Dependencies. The three xor/shifts of a xorshift64* generator must be executed sequentially, as each one is dependent on the result of the previous one. In a xorshift1024* generator two of the xor/shifts are completely independent and can be parallelized internally by the CPU. I also suspect that the larger state space makes it possible for the CPU to perform more aggressively speculative execution (indeed, a xorshift128* generator is slower than a xorshift1024* generator).

What does this parallelization internally by the CPU statement mean? I took it to mean that the CPU would use vector instructions to execute the two xor/shifts concurrently, but I haven't been able to see evidence of this in the assembly output by the compiler. Is this a deep CPU pipelining thing? Or should I be able to see something going on in the produced assembler?

Answer 1

Yes, it's an instruction-level parallelism thing.

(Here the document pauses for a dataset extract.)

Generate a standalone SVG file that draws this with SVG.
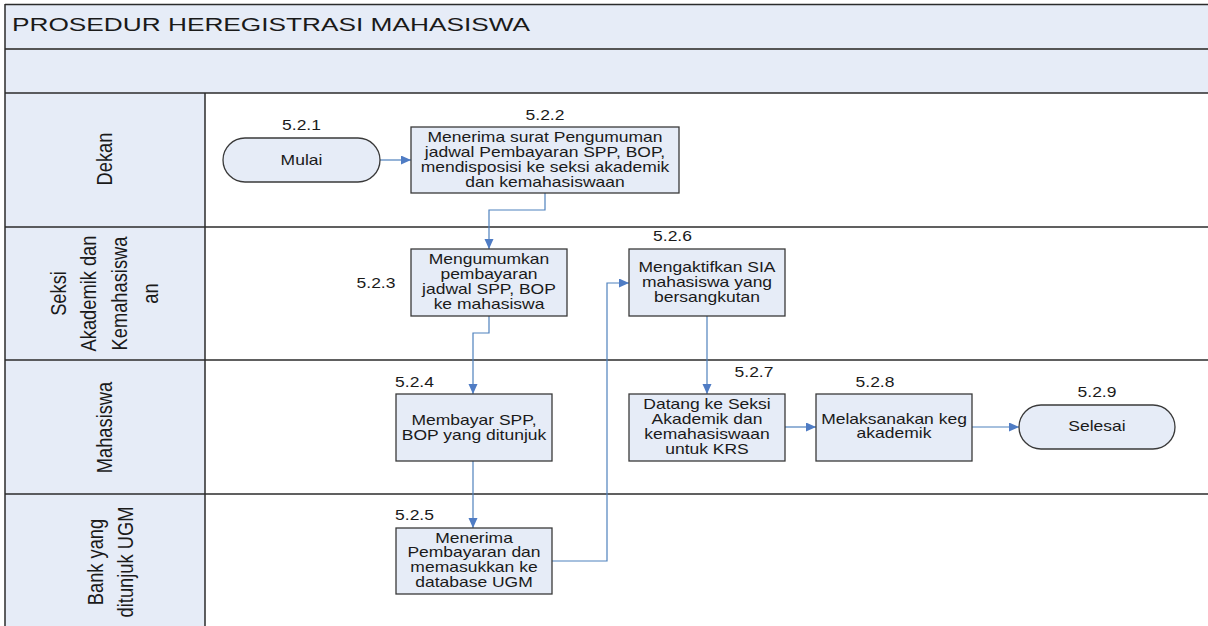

Basically such a CPU will have more execution hardware available than is needed for each individual instruction, so it "spreads out" a bunch of instructions over the available resources, then merges the results back so that, to the programmer, it still looks like things are happening sequentially.

What you can see, if you're good at it, is two adjacent instructions that both do work, but that have no dependency. For instance they might be operating on non-overlapping sets of registers only. For such cases, you can guess they might be executed in parallel, resulting in a high instructions-per-cycle value for that particular bit of code.

To make this a bit more concrete, let's look at the two pieces of code you're talking about (also: learning opportunity for me).

Here's the core of xorshift64*:

x ^= x >> 12; // a
x ^= x << 25; // b
x ^= x >> 27; // c
return x * 2685821657736338717LL;

Actually, that's all the code in the function (x is an uint64_t). Clearly every line is touching the state, and modifying it, so each statement depends on the one right before it. To contrast, here's xorshift1024+:

uint64_t s0 = s[ p ];
uint64_t s1 = s[ p = ( p + 1 ) & 15 ];
s1 ^= s1 << 31; // a
s1 ^= s1 >> 11; // b
s0 ^= s0 >> 30; // c
return ( s[ p ] = s0 ^ s1 ) * 1181783497276652981LL;

Here, the global state is in the uint64_t s[16], p variables. Given that, it's perhaps not crystal clear but at least somewhat hinted at, that the line with the // c comment is not sharing any state with the line before it. Thus, it's doing both shifts and an XOR (i.e. "work") that's independent from the similar work being done right before it. So a superscalar processor might be able to run those two lines in parallel, more or less.